The robots are granted collective autonomy and distributed communication by attaching a “swarm-enabling” unit (14) composed of a single-board computer (SBC) and an XBee module (see Fig. 5) (37). This unit interfaces with the robot via Bluetooth and is responsible for implementing the cooperative control algorithms, communicating with other robots, and controlling the motion of the robot.

The SBC and XBee module attached to the robot provides autonomy and distributed communications to the unit, making it able to swarm and perform decentralized collective motion such as heading consensus. (Photo credit: David Mateo, Singapore University of Technology and Design.)

The units communicate via radio signals sent over the distributed, dynamic mesh established by the XBee modules. Because physical limitations impose a maximum range at which these signals can be sent, the swarm has a natural “metric” interaction model, meaning that each agent is able to communicate with any other agents within a given distance. Field experiments with aquatic autonomous surface vehicles using a similar setup for communication (15) have shown that, when the number of agents is large, the interaction model is also weakly density-dependent, deviating from a pure metric model. However, for the current experimental setup, there is no practical spatial limitation on communication between the agents, and instead, the different interaction networks are explored by tuning the cooperative control rule.

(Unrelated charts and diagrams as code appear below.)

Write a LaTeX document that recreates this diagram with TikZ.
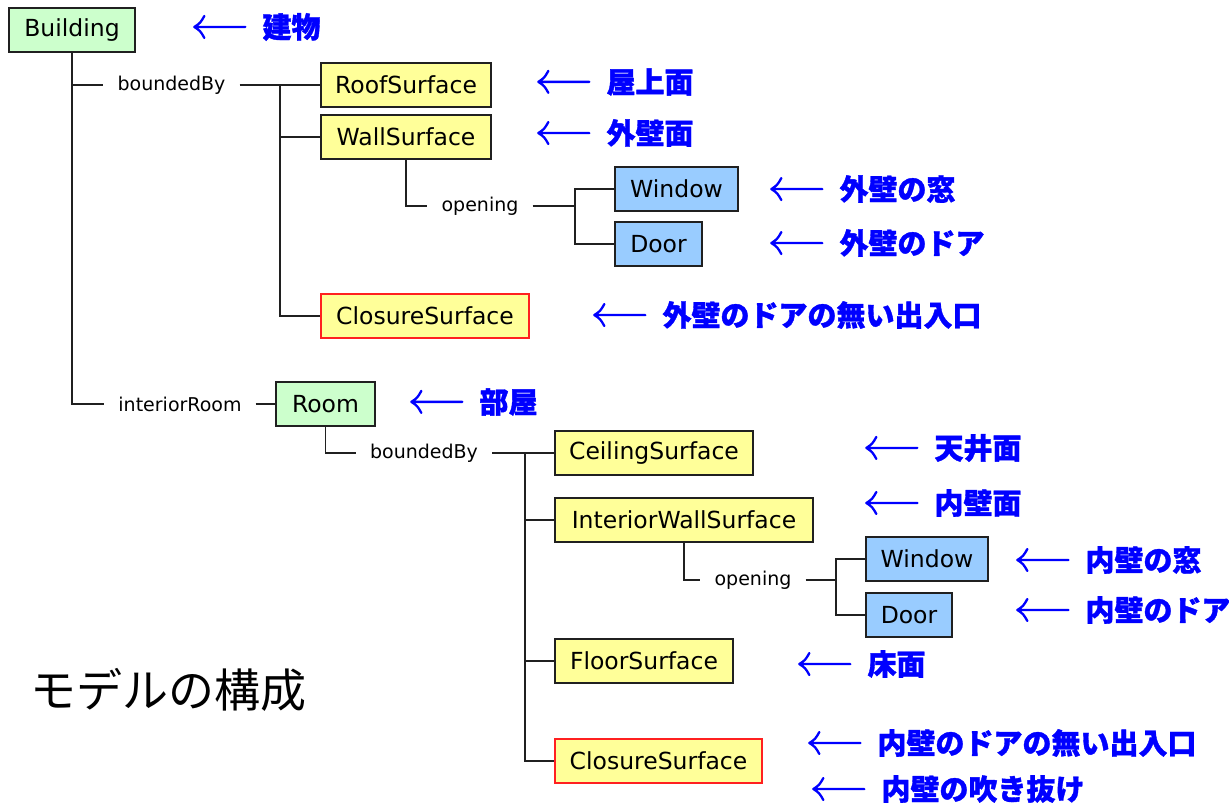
\documentclass[tikz,border=0pt]{standalone}
\usepackage{fontspec}
\setmainfont{DejaVu Sans}
\newfontfamily\cjk{Noto Sans CJK JP}
\definecolor{featgreen}{HTML}{CCFFCC}
\definecolor{surfyellow}{HTML}{FFFF99}
\definecolor{openblue}{HTML}{99CCFF}
\definecolor{closered}{HTML}{FF2020}
\definecolor{noteblue}{HTML}{0000FF}
\definecolor{edge}{HTML}{202020}
% long open-headed arrow in front of each annotation
\newcommand\notearrow{\tikz[x=1pt, y=1pt, baseline=-11pt]{%
  \draw[noteblue, line width=2.3pt, line cap=round, line join=round]
    (1,0) -- (52,0)
    (11,11) .. controls (7,4) .. (1,0) .. controls (7,-4) .. (11,-11);}%
  \hspace{16pt}}
\begin{document}
\begin{tikzpicture}[x=1pt,y=-1pt,
  box/.style={draw=edge, line width=1.3pt, inner sep=0pt, minimum height=44,
    font=\fontsize{23.5}{28}\selectfont},
  featbox/.style={box, fill=featgreen},
  surfbox/.style={box, fill=surfyellow},
  openbox/.style={box, fill=openblue},
  closebox/.style={box, fill=surfyellow, draw=closered},
  role/.style={inner xsep=14pt, inner ysep=0pt, font=\fontsize{19}{23}\selectfont},
  note/.style={anchor=west, inner sep=0pt, text=noteblue,
    font=\cjk\bfseries\fontsize{29}{34}\selectfont\addfontfeature{FakeBold=1.2}},
  link/.style={line width=1.4pt, edge}]
\useasboundingbox (0,0) rectangle (1229,803);

% ---- building and its boundary surfaces
\node[featbox, minimum width=126] (building) at (72,30) {Building};
\node[role] (bb1) at (171.5,85) {boundedBy};
\node[surfbox, minimum width=170] (roof) at (406,85) {RoofSurface};
\node[surfbox, minimum width=170] (wall) at (406,137) {WallSurface};
\node[role] (op1) at (480,206) {opening};
\node[openbox, minimum width=123] (win1) at (676.5,189) {Window};
\node[openbox, minimum width=87] (door1) at (658.5,244) {Door};
\node[closebox, minimum width=208] (clos1) at (425,316) {ClosureSurface};

% ---- room and its boundary surfaces
\node[role] (ir) at (180,404) {interiorRoom};
\node[featbox, minimum width=99] (room) at (325.5,404) {Room};
\node[role] (bb2) at (424,453) {boundedBy};
\node[surfbox, minimum width=198] (ceil) at (654,453) {CeilingSurface};
\node[surfbox, minimum width=258] (iwall) at (684,520) {InteriorWallSurface};
\node[role] (op2) at (753,580) {opening};
\node[openbox, minimum width=122] (win2) at (927,559) {Window};
\node[openbox, minimum width=86] (door2) at (909,615) {Door};
\node[surfbox, minimum width=178] (floor) at (644,661) {FloorSurface};
\node[closebox, minimum width=207] (clos2) at (658.5,761) {ClosureSurface};

% ---- junction points
\coordinate (j1) at (280,85);
\coordinate (j2) at (575,206);
\coordinate (j3) at (525,453);
\coordinate (j4) at (836,580);

% ---- tree connectors
\draw[link] (building.south) |- (bb1.west);
\draw[link] (building.south) |- (ir.west);
\draw[link] (bb1.east) -- (roof.west);
\draw[link] (j1) |- (wall.west);
\draw[link] (j1) |- (clos1.west);
\draw[link] (wall.south) |- (op1.west);
\draw[link] (op1.east) -- (j2);
\draw[link] (j2) |- (win1.west);
\draw[link] (j2) |- (door1.west);
\draw[link] (ir.east) -- (room.west);
\draw[link] (room.south) |- (bb2.west);
\draw[link] (bb2.east) -- (ceil.west);
\draw[link] (j3) |- (iwall.west);
\draw[link] (j3) |- (floor.west);
\draw[link] (j3) |- (clos2.west);
\draw[link] (iwall.south) |- (op2.west);
\draw[link] (op2.east) -- (j4);
\draw[link] (j4) |- (win2.west);
\draw[link] (j4) |- (door2.west);

% ---- annotations
\node[note] (n1)  at (193,27)  {\notearrow 建物};
\node[note] (n2)  at (537,82)  {\notearrow 屋上面};
\node[note] (n3)  at (537,133) {\notearrow 外壁面};
\node[note] (n4)  at (770,189) {\notearrow 外壁の窓};
\node[note] (n5)  at (770,243) {\notearrow 外壁のドア};
\node[note] (n6)  at (593,315) {\notearrow 外壁のドアの無い出入口};
\node[note] (n7)  at (410,402) {\notearrow 部屋};
\node[note] (n8)  at (865,448) {\notearrow 天井面};
\node[note] (n9)  at (865,503) {\notearrow 内壁面};
\node[note] (n10) at (1016,560) {\notearrow 内壁の窓};
\node[note] (n11) at (1016,610) {\notearrow 内壁のドア};
\node[note] (n12) at (798,664) {\notearrow 床面};
\node[note] (n13) at (808,743) {\notearrow 内壁のドアの無い出入口};
\node[note] (n14) at (812,789) {\notearrow 内壁の吹き抜け};

% ---- caption
\node[anchor=west, inner sep=0pt, font=\cjk\fontsize{46}{52}\selectfont] (title) at (30,690) {モデルの構成};
\end{tikzpicture}
\end{document}
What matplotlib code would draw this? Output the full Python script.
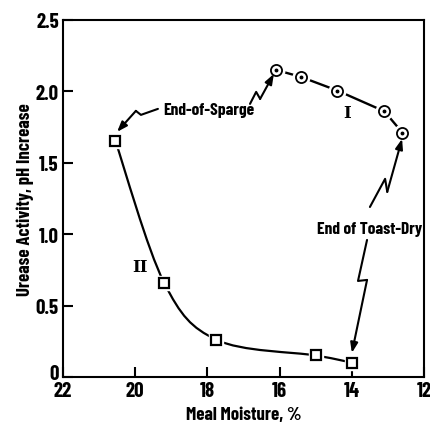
import matplotlib
matplotlib.use("Agg")
import matplotlib.pyplot as plt
from matplotlib.path import Path
from matplotlib.patches import PathPatch
from matplotlib.transforms import ScaledTranslation
import numpy as np

# curve I (circles) and curve II (squares)
moist_1 = [16.1, 15.4, 14.4, 13.1, 12.6]
urease_1 = [2.15, 2.10, 2.005, 1.86, 1.71]
moist_2 = [20.55, 19.2, 17.75, 15.0, 14.0]
urease_2 = [1.655, 0.66, 0.26, 0.15, 0.10]

xticks = [22, 20, 18, 16, 14, 12]
xtick_labels = ["22", "20", "18", "16", "14", "12"]
yticks = [0, 0.5, 1.0, 1.5, 2.0, 2.5]
ytick_labels = ["0", "0.5", "1.0", "1.5", "2.0", "2.5"]

plt.rcParams['font.family'] = ['Barlow Condensed', 'Archivo Narrow', 'DejaVu Sans']
plt.rcParams['font.weight'] = 'bold'

fig = plt.figure(figsize=(4.31, 4.27), dpi=100)
ax = fig.add_axes([0.146, 0.115, 0.838, 0.836])
ax.set_xlim(22, 12)
ax.set_ylim(0, 2.5)

for s in ax.spines.values():
    s.set_linewidth(1.5)
ax.set_xticks(xticks)
ax.set_xticklabels(xtick_labels, fontsize=15, fontweight='bold')
ax.set_yticks(yticks)
ax.set_yticklabels(ytick_labels, fontsize=15, fontweight='bold')
ax.tick_params(direction='in', length=7, width=1.5, pad=3)
ax.set_xlabel("Meal Moisture, %", fontsize=13.5, fontweight='bold', labelpad=4)
ax.set_ylabel("Urease Activity, pH Increase", fontsize=13.5, fontweight='bold', labelpad=1)

# lift the "0" label a bit so it clears "22"
lab0 = ax.get_yticklabels()[0]
lab0.set_transform(lab0.get_transform() + ScaledTranslation(0, 4 / 72, fig.dpi_scale_trans))


def smooth_path(xs, ys):
    # Catmull-Rom turned into bezier segments, drawn by matplotlib
    pts = np.column_stack([xs, ys])
    n = len(pts)
    verts = [pts[0]]
    codes = [Path.MOVETO]
    for i in range(n - 1):
        p0 = pts[max(i - 1, 0)]
        p1 = pts[i]
        p2 = pts[i + 1]
        p3 = pts[min(i + 2, n - 1)]
        c1 = p1 + (p2 - p0) / 6.0
        c2 = p2 - (p3 - p1) / 6.0
        verts += [c1, c2, p2]
        codes += [Path.CURVE4] * 3
    return Path(verts, codes)


ax.add_patch(PathPatch(smooth_path(moist_2, urease_2), fill=False, lw=1.6, ec='black', zorder=2))
ax.plot(moist_1, urease_1, color='black', lw=1.7, zorder=2)

# white halo so lines stop short of markers
ax.plot(moist_2, urease_2, 's', ms=10, color='white', zorder=3)
ax.plot(moist_1, urease_1, 'o', ms=12, color='white', zorder=3)
ax.plot(moist_2, urease_2, 's', ms=6.5, mfc='white', mec='black', mew=1.6, zorder=4)
ax.plot(moist_1, urease_1, 'o', ms=8, mfc='white', mec='black', mew=1.3, zorder=4)
ax.plot(moist_1, urease_1, 'o', ms=1.8, color='black', zorder=5)

# text labels
ax.text(17.95, 1.87, "End-of-Sparge", fontsize=12.5, fontweight='bold', ha='center', va='center')
ax.text(13.5, 1.04, "End of Toast-Dry", fontsize=12.5, fontweight='bold', ha='center', va='center')
ax.text(14.13, 1.85, "I", fontsize=12, fontweight='bold', family='DejaVu Serif', ha='center', va='center')
ax.text(19.87, 0.77, "II", fontsize=12, fontweight='bold', family='DejaVu Serif', ha='center', va='center')

# zigzag arrows
arrows = [
    [(19.37, 1.877), (19.84, 1.835), (19.98, 1.863), (20.50, 1.716)],
    [(16.82, 1.912), (16.65, 1.996), (16.54, 1.947), (16.16, 2.122)],
    [(13.50, 1.190), (13.08, 1.387), (13.02, 1.296), (12.61, 1.667)],
    [(13.58, 0.959), (13.83, 0.672), (13.58, 0.679), (14.00, 0.168)],
]
for pts in arrows:
    xs = [p[0] for p in pts[:-1]]
    ys = [p[1] for p in pts[:-1]]
    ax.plot(xs, ys, color='black', lw=1.5, solid_capstyle='round', zorder=2)
    ax.annotate("", xy=pts[-1], xytext=pts[-2],
                arrowprops=dict(arrowstyle='-|>,head_length=0.6,head_width=0.22',
                                color='black', lw=1.5, shrinkA=0, shrinkB=0))

fig.savefig("out.png", dpi=100)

To control the robot, the SBC processes the data from the IMU and encoders through a Kálmán filter to have an accurate estimation of the platform’s location. Then, a proportional integral derivative (PID) controller allows it to adjust the trajectory of the robot. The PID coefficients are tuned using the Ziegler-Nichols frequency response method (33).

The behavior of the robot, defined by the cooperative control algorithm, is implemented in the swarm-enabling unit using the in-house marabunta package (14). The software is designed prioritizing platform-agnostic development of cooperative control rules, portability, and a simple workflow to facilitate fast prototyping. In the study of collective motion, these behavior rules typically take the form of simple, local, iterative algorithms, where the velocity of an agent is defined in terms of its own state, the local environment, and the state of the agents in a certain neighborhood.